The present study was based on data from a white population to a significant extent. While every effort was expended to assess a truly representative dataset, this shortcoming must be kept in mind. Another limitation is that the developmental data were obtained retrospectively. The majority of the participants was less than age 6 at the time of enrollment, but data were provided by informants up to 10 years after birth for the remainder. Review of primary care records and association with key time points were utilized to improve data retrieval Assessments of videos taken by parents during critical developmental periods may facilitate in demonstrating early motor and communication abnormalities in RTT [610, 22]. This approach could be used in the future for validating developmental milestone data during parental interviews more systematically. The existing video reports related to early development are based on small numbers of participants that might not cover the complete spectrum of abilities. Therefore, a more comprehensive inclusion of videotaped assessments could be a valuable approach. However, as the diagnosis is often delayed by a number of years, prospective analysis of this type might be difficult to apply.

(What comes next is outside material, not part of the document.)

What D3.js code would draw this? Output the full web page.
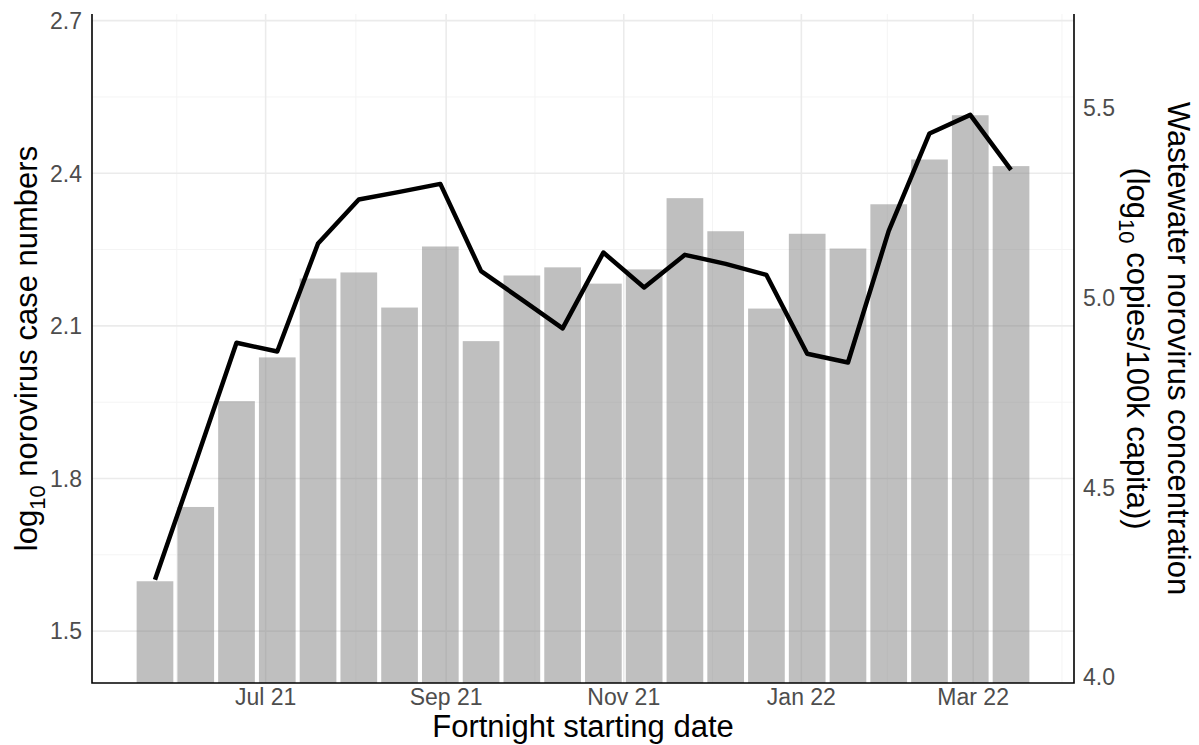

The data presented here do reflect both cross-sectional and longitudinal perspectives in RTT and should provide critical information for clinicians and therapists as well as for stratification in future clinical trials for this very challenging neurodevelopmental disorder.

Conclusions

Early developmental skills in RTT are acquired by many, but clear differences emerge in skills expected after 6 months of age. The early developmental skills develop nearly uniformly but often the age at acquisition is delayed beyond the normal period to achieve the accepted milestone limits. Confirmation and extension of phenotype-genotype relations is provided noting that R133C, R294X, R306C, and 3' truncations are generally associated with milder delays. This large cohort of participants assessed directly by experienced clinicians for up to seven years provides a complete sequence of developmental skill or ability acquisition, loss, and retention. Furthermore, the recognition of individuals with atypical RTT as representing a mixture of two groups with quite different patterns of skill acquisition and retention suggests a qualitatively different pathogenic process may exist.

Authors’ information

The RTT Natural History Study team composed of authors with significant experience in RTT has worked together since 2006 to acquire and analyze the data. This work involves semi-annual or annual visits at which time all elements of the history and examination are updated providing both cross-sectional and longitudinal data. This study represents the largest single study in which clinical data are acquired in exactly this manner.